A BBC 'Panorama' documentary earlier this week exposed cyber-bullying, but does this term actually mean anything, and do the people who made the programme have a hidden agenda?
The latest Panorama programme can be found here for people who can receive BBC iplayer; if that does not include you, watch out for it on YouTube. It tackles or professes to tackle behaviour on so-called social networks that is anything but social, a problem that we are led to believe is only slightly less serious than the fallout from Deep Water Horizon.
Those of us who grew up in the 1960s and before may recall a popular playground rhyme: “Sticks and stones may break my bones but names will never hurt me”. This phrase dates to at least the 19th Century when no one had ever heard the words racism or sexism much less homophobia. The bottom line is that cyber-bullying - as far as any such entity can be said to exist - consists of name calling, insults, trolling and on occasion mocking the dead. Why anyone should even consider suicide over such puerile behaviour remains to be seen, but of course in both the real world and the cyber-world, even ludicrous insults can and do have terrible consequences. Probably no case illustrates this better than that of the tragic 15 year old Natasha MacBryde who committed suicide in February of last year. Her father was interviewed for the programme, and of course one can only have the greatest sympathy for his loss.
That being said, even if cyber-bullying were not a contrived problem, there are far easier solutions than yet more legislation - difficult in any case for anything of this nature that crosses national boundaries. Facebook is cast as the principal villain here, but like every other Internet entity, Facebook has terms of service, one of which is that users must sign up using their real names, and a lot more besides.
Users who post gratuitous insults, etc, can have their accounts terminated. Think of it like this, if you were in a restaurant, supermarket or some such and stood in the middle of the floor shouting insults at other people, you would be asked to leave. Nothing more Draconian is or should be required of Facebook, and if people who are on the receiving end of such unruly behaviour were to report it with suitable documentation - such as screengrabs - that would be the end of the matter. Trolls are also best ignored; if they don't provoke a reaction, they generally go away and find someone else to annoy.

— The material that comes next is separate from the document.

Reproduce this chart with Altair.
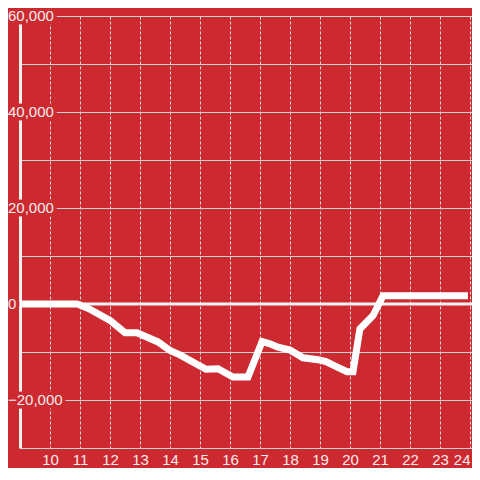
import altair as alt
import pandas as pd

# ---- data ----
hours = [9.0, 10.9, 11.0, 11.3, 12.0, 12.5, 12.9, 13.6, 14.0, 14.33, 15.2, 15.6,
         16.1, 16.6, 17.07, 17.33, 17.6, 18.0, 18.43, 18.93, 19.2, 19.56, 19.9,
         20.1, 20.33, 20.77, 21.1, 23.93]
values = [0, 0, -200, -1000, -3400, -6000, -6000, -7900, -9700, -10600, -13600,
          -13500, -15200, -15200, -7800, -8300, -9000, -9600, -11200, -11600,
          -12000, -13100, -14100, -14100, -5200, -2400, 1700, 1700]
x_ticks = [10, 11, 12, 13, 14, 15, 16, 17, 18, 19, 20, 21, 22, 23, 24]
y_grid = [-30000, -20000, -10000, 0, 10000, 20000, 30000, 40000, 50000, 60000]
y_labels = [-20000, 0, 20000, 40000, 60000]
zero = [0]

BG = "#cc2a30"
LABEL = "#f6ecec"
FONT = "Liberation Sans"

df = pd.DataFrame({"h": hours, "v": values})
lab_df = pd.DataFrame({"v": y_labels})
zero_df = pd.DataFrame({"v": zero})

xs = alt.Scale(domain=[9, 24.067], nice=False, zero=False)
ys = alt.Scale(domain=[-30000, 60000], nice=False)

line = alt.Chart(df).mark_line(color="#ffffff", strokeWidth=7).encode(
    x=alt.X("h:Q", scale=xs, title=None,
            axis=alt.Axis(values=x_ticks, grid=True, gridDash=[3, 2],
                          gridColor="#dcdcdc", gridWidth=1, ticks=False,
                          domainColor="#d0d0d0", domainWidth=1,
                          labelColor=LABEL, labelFont=FONT, labelFontSize=15,
                          labelPadding=4, labelFlush=4)),
    y=alt.Y("v:Q", scale=ys, title=None,
            axis=alt.Axis(values=y_grid, grid=True, gridColor="#d0d0d0",
                          gridWidth=1, ticks=False, labels=False,
                          domainColor="#f0f0f0", domainWidth=3)),
)

zero_rule = alt.Chart(zero_df).mark_rule(color="#f4f4f4", strokeWidth=3).encode(
    y=alt.Y("v:Q", scale=ys)
)

halo = alt.Chart(lab_df).mark_text(
    align="left", baseline="middle", font=FONT, fontSize=15,
    fill=BG, stroke=BG, strokeWidth=7, strokeJoin="round"
).encode(
    x=alt.value(-12), y=alt.Y("v:Q", scale=ys),
    text=alt.Text("v:Q", format=","),
)

labels = alt.Chart(lab_df).mark_text(
    align="left", baseline="middle", font=FONT, fontSize=15, color=LABEL
).encode(
    x=alt.value(-12), y=alt.Y("v:Q", scale=ys),
    text=alt.Text("v:Q", format=","),
)

chart = alt.layer(zero_rule, line, halo, labels).properties(
    width=452, height=432, background=BG,
    padding={"left": 12, "top": 8, "right": 0, "bottom": 20},
    autosize=alt.AutoSizeParams(type="none"),
).configure_view(stroke=None)

chart.save("out.html", embed_options={"renderer": "svg", "actions": False})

Alas, this oh so simple solution appears to have evaded not only the staff of Panorama but cry baby and wannabe Cher Lloyd, who also appeared in the programme. Someone should also tell Miss Lloyd that unpleasant though this may be, it comes with the territory. Anyone who attains a smattering of fame, whether deserved or contrived can expect this and worse, sometimes in the real world. At least she hasn't had a deranged fan breaking into her house with an engagement ring - as happened to Kate Bush recently, or been branded a giant lizard from outer space (Lord Rothschild), and don't let's even start on 9/11 and anyone who works for the US Government up to the man in the White House.
Perhaps this simple lesson should also be taught in our schools along with the reintroduction of that old playground rhyme, but somehow one gets the impression that such an approach does not gel with the cult of victimhood that has grown up alongside the pernicious doctrine of political correctness.